** start **

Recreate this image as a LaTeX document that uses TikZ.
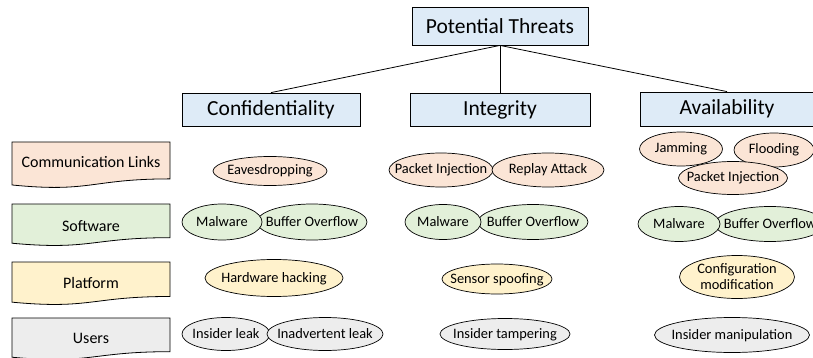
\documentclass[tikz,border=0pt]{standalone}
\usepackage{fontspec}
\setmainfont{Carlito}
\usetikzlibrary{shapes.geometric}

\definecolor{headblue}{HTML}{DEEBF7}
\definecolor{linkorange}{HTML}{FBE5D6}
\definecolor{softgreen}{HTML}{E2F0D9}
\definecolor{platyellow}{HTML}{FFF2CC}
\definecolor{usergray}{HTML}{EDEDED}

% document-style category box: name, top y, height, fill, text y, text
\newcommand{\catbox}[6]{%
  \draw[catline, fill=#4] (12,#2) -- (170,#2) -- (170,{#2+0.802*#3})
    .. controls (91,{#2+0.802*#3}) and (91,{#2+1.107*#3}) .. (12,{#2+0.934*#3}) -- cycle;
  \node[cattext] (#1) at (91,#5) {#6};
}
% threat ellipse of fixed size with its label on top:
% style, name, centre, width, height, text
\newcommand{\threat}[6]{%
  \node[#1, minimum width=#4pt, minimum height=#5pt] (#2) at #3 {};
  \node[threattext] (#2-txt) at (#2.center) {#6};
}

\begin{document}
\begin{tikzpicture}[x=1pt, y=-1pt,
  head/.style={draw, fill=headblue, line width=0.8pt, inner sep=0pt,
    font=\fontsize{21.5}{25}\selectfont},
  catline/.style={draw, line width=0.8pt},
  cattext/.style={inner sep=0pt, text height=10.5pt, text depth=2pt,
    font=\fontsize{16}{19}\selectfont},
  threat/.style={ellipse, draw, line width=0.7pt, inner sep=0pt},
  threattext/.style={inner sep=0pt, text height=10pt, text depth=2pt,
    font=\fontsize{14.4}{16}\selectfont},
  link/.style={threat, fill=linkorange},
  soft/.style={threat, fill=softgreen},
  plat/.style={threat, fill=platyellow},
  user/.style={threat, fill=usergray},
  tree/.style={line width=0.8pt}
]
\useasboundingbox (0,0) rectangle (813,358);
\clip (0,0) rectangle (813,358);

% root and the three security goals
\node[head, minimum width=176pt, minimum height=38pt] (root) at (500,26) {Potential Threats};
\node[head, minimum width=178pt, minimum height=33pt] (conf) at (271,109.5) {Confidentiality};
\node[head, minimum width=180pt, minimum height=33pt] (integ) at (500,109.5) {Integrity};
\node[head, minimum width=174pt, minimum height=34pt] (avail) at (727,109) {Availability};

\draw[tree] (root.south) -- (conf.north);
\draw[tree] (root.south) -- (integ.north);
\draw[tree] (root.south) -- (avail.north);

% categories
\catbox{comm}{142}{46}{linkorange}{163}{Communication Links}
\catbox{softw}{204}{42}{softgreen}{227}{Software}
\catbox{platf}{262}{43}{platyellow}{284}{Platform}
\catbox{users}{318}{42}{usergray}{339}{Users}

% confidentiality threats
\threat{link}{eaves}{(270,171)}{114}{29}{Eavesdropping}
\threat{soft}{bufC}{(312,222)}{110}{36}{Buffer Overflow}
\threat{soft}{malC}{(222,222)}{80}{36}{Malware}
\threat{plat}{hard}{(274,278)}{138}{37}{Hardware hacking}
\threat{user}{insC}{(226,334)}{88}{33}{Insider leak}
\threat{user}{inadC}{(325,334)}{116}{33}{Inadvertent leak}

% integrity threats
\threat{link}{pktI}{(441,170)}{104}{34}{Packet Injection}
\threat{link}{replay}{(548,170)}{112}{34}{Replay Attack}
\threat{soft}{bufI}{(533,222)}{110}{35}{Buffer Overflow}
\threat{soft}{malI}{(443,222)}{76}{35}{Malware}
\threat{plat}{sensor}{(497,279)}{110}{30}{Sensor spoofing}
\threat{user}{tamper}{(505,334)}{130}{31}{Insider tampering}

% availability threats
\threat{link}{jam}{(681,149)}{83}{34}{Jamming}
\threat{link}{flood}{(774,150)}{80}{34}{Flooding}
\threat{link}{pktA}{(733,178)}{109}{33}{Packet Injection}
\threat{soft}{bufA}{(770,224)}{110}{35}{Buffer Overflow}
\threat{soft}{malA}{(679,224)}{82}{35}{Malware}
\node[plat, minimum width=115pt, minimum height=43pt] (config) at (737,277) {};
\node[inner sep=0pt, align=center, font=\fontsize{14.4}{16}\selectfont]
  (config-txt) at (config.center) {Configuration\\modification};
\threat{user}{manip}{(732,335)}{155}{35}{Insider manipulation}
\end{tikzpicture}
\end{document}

** end **

Repeat the material above in full and exactly, apart from the pictures.

Recreate this image as a LaTeX document that uses TikZ.
\documentclass[tikz,border=0pt]{standalone}
\usepackage{fontspec}
\setmainfont{Carlito}
\usetikzlibrary{shapes.geometric}

\definecolor{headblue}{HTML}{DEEBF7}
\definecolor{linkorange}{HTML}{FBE5D6}
\definecolor{softgreen}{HTML}{E2F0D9}
\definecolor{platyellow}{HTML}{FFF2CC}
\definecolor{usergray}{HTML}{EDEDED}

% document-style category box: name, top y, height, fill, text y, text
\newcommand{\catbox}[6]{%
  \draw[catline, fill=#4] (12,#2) -- (170,#2) -- (170,{#2+0.802*#3})
    .. controls (91,{#2+0.802*#3}) and (91,{#2+1.107*#3}) .. (12,{#2+0.934*#3}) -- cycle;
  \node[cattext] (#1) at (91,#5) {#6};
}
% threat ellipse of fixed size with its label on top:
% style, name, centre, width, height, text
\newcommand{\threat}[6]{%
  \node[#1, minimum width=#4pt, minimum height=#5pt] (#2) at #3 {};
  \node[threattext] (#2-txt) at (#2.center) {#6};
}

\begin{document}
\begin{tikzpicture}[x=1pt, y=-1pt,
  head/.style={draw, fill=headblue, line width=0.8pt, inner sep=0pt,
    font=\fontsize{21.5}{25}\selectfont},
  catline/.style={draw, line width=0.8pt},
  cattext/.style={inner sep=0pt, text height=10.5pt, text depth=2pt,
    font=\fontsize{16}{19}\selectfont},
  threat/.style={ellipse, draw, line width=0.7pt, inner sep=0pt},
  threattext/.style={inner sep=0pt, text height=10pt, text depth=2pt,
    font=\fontsize{14.4}{16}\selectfont},
  link/.style={threat, fill=linkorange},
  soft/.style={threat, fill=softgreen},
  plat/.style={threat, fill=platyellow},
  user/.style={threat, fill=usergray},
  tree/.style={line width=0.8pt}
]
\useasboundingbox (0,0) rectangle (813,358);
\clip (0,0) rectangle (813,358);

% root and the three security goals
\node[head, minimum width=176pt, minimum height=38pt] (root) at (500,26) {Potential Threats};
\node[head, minimum width=178pt, minimum height=33pt] (conf) at (271,109.5) {Confidentiality};
\node[head, minimum width=180pt, minimum height=33pt] (integ) at (500,109.5) {Integrity};
\node[head, minimum width=174pt, minimum height=34pt] (avail) at (727,109) {Availability};

\draw[tree] (root.south) -- (conf.north);
\draw[tree] (root.south) -- (integ.north);
\draw[tree] (root.south) -- (avail.north);

% categories
\catbox{comm}{142}{46}{linkorange}{163}{Communication Links}
\catbox{softw}{204}{42}{softgreen}{227}{Software}
\catbox{platf}{262}{43}{platyellow}{284}{Platform}
\catbox{users}{318}{42}{usergray}{339}{Users}

% confidentiality threats
\threat{link}{eaves}{(270,171)}{114}{29}{Eavesdropping}
\threat{soft}{bufC}{(312,222)}{110}{36}{Buffer Overflow}
\threat{soft}{malC}{(222,222)}{80}{36}{Malware}
\threat{plat}{hard}{(274,278)}{138}{37}{Hardware hacking}
\threat{user}{insC}{(226,334)}{88}{33}{Insider leak}
\threat{user}{inadC}{(325,334)}{116}{33}{Inadvertent leak}

% integrity threats
\threat{link}{pktI}{(441,170)}{104}{34}{Packet Injection}
\threat{link}{replay}{(548,170)}{112}{34}{Replay Attack}
\threat{soft}{bufI}{(533,222)}{110}{35}{Buffer Overflow}
\threat{soft}{malI}{(443,222)}{76}{35}{Malware}
\threat{plat}{sensor}{(497,279)}{110}{30}{Sensor spoofing}
\threat{user}{tamper}{(505,334)}{130}{31}{Insider tampering}

% availability threats
\threat{link}{jam}{(681,149)}{83}{34}{Jamming}
\threat{link}{flood}{(774,150)}{80}{34}{Flooding}
\threat{link}{pktA}{(733,178)}{109}{33}{Packet Injection}
\threat{soft}{bufA}{(770,224)}{110}{35}{Buffer Overflow}
\threat{soft}{malA}{(679,224)}{82}{35}{Malware}
\node[plat, minimum width=115pt, minimum height=43pt] (config) at (737,277) {};
\node[inner sep=0pt, align=center, font=\fontsize{14.4}{16}\selectfont]
  (config-txt) at (config.center) {Configuration\\modification};
\threat{user}{manip}{(732,335)}{155}{35}{Insider manipulation}
\end{tikzpicture}
\end{document}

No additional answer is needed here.